In article <3756@jpl-devvax.JPL.NASA.GOV> 
mike@jpl-devvax.JPL.NASA.GOV (Mike Tankenson) writes:
>
>Question 1: How is UDP over Token Ring different than UDP over Ethernet?
>Here we're interested in collisions, checksum errors, slow receivers,
>retransmissions (built into the driver?).  I know collisions are eliminated
>with Token Ring -- I'm interested in basic UDP behavior.

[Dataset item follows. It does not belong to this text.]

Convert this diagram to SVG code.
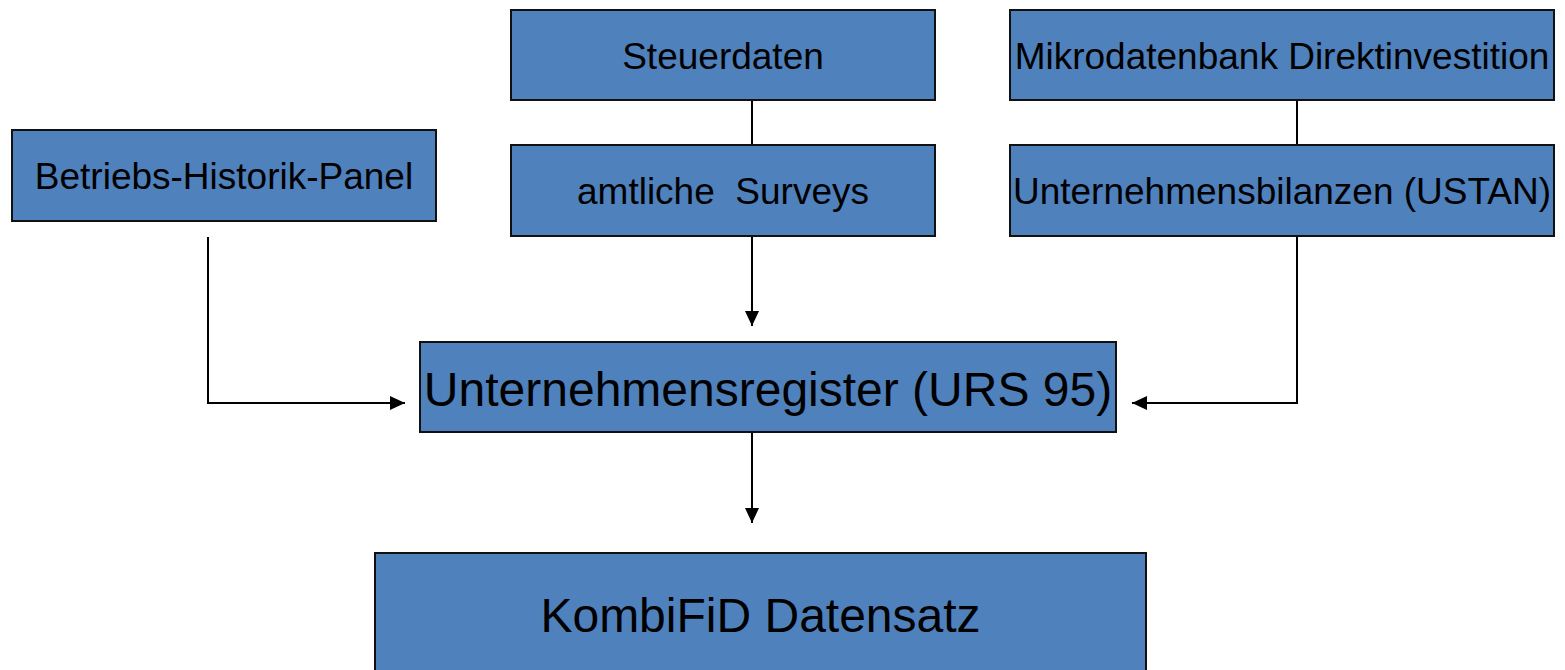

	There are no collisions on Token Ring, but the datagram will
still have a variable waiting time to get on the channel.
	You could overrun a buffer on a Pronet-80 node, just like
could happen on Ethernet.  So you don't find much use for Pronet-80
interfaces in PC-XTs.  :-)
	Checksum errors and retransmissions.  Hmmm.  Pronet-80 doesn't
use CRC checking on the datagram like Ethernet does.  It encodes each
4-bit "character" into a 6-bit symbol.  Supposed to be better than CRC
in detecting single bit errors, but I wonder about the differences.
Can anyone explain the differences between Pronet-80 error detection
and Ethernet error detection?
	NFS runs UDP with no checksum.   Works fine on Ethernet.  Work
fine on Pronet-80?

>
>PS: I have spoken to Proteon on this, and they basically said that UDP is
>slightly more reliable on Token Ring (no collisions, etc), but that there
>is still NO GUARANTEE that UDP packets will ever get delivered.  Am I off
>base here?

	Pronet-80 is like Ethernet in that it *should* detect an error
in a frame (at least a single bit error) but it will drop the packet.
There is no buffering and retransmission in Ethernet.  I think there
is not any in Pronet-80, although there is link-level acknowledgement
in some token rings that would allow link-level retransmission.  I'm
not sure that that feature is used in any token ring implementations.
It's left for higher layers, which is reasonable given the low bit
error rates of most modern media.

	Collisions in CSMA/CD are not errors.  Frames that collide are
retransmitted by the MAC layer.  Bit errors are detected and frames
dropped.  That's why Ethernet is "unreliable".